- Title card
- Directed by: Komal Swaminathan
- Written by: Komal Swaminathan
- Based on: Swarga Bhoomi by Komal Swaminathan
- Produced by: G. Ramamurthy
- Starring: Rajesh Delhi Ganesh Vanitha
- Cinematography: M. Kesavan
- Edited by: C. R. Shanmugam
- Music by: Shankar–Ganesh
- Production company: Cine Friends
- Release date: 25 March 1983;
- Country: India
- Language: Tamil

= Anal Kaatru =

Anal Kaatru is a 1983 Indian Tamil-language film written and directed by Komal Swaminathan. It is based on Swaminathan's play Swarga Bhoomi. The film stars Rajesh and Vanitha Krishnachandran. It was released on 25 March 1983.

== Cast ==
- Rajesh
- Delhi Ganesh
- Vanitha
- G. Srinivasan
- Babumohan
- Omakuchi Narasimhan

== Production ==
Anal Kaatru is based on the play Swarga Bhoomi.
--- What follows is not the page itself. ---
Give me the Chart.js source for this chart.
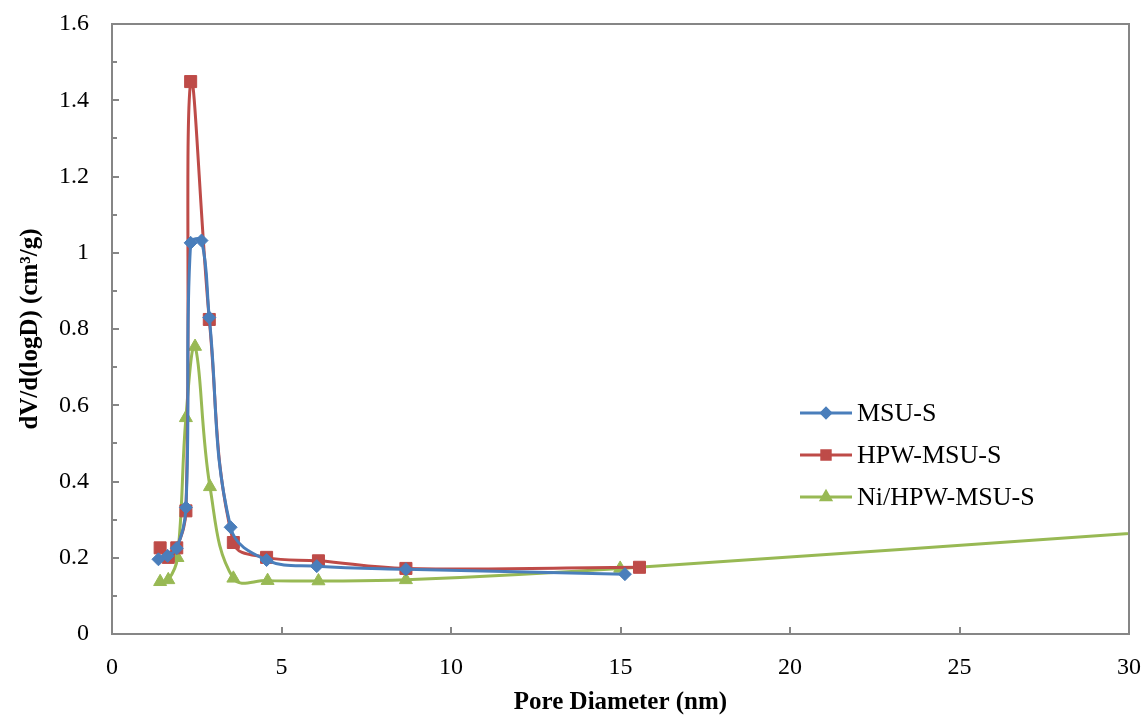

Komal Swaminathan, who wrote the play, returned to direct the film adaptation.

== Soundtrack ==
The music was composed by Shankar–Ganesh, with lyrics by Ilaiyabharathi.

Track listing
| No. | Title | Singer(s) | Length |
|---|---|---|---|
| 1. | "Pudhu Ugaham" | T. M. Soundararajan |  |
| 2. | "Ponn Udhaya" | Vani Jairam, Chandrasekara Chandilyan |  |

== Release and reception ==
Anal Kaatru was released on 25 March 1983. Thiraignani of Kalki said the film was not hot air as the title suggests, but cold air. Balumani of Anna praised the acting, direction, dialogues and lyrics.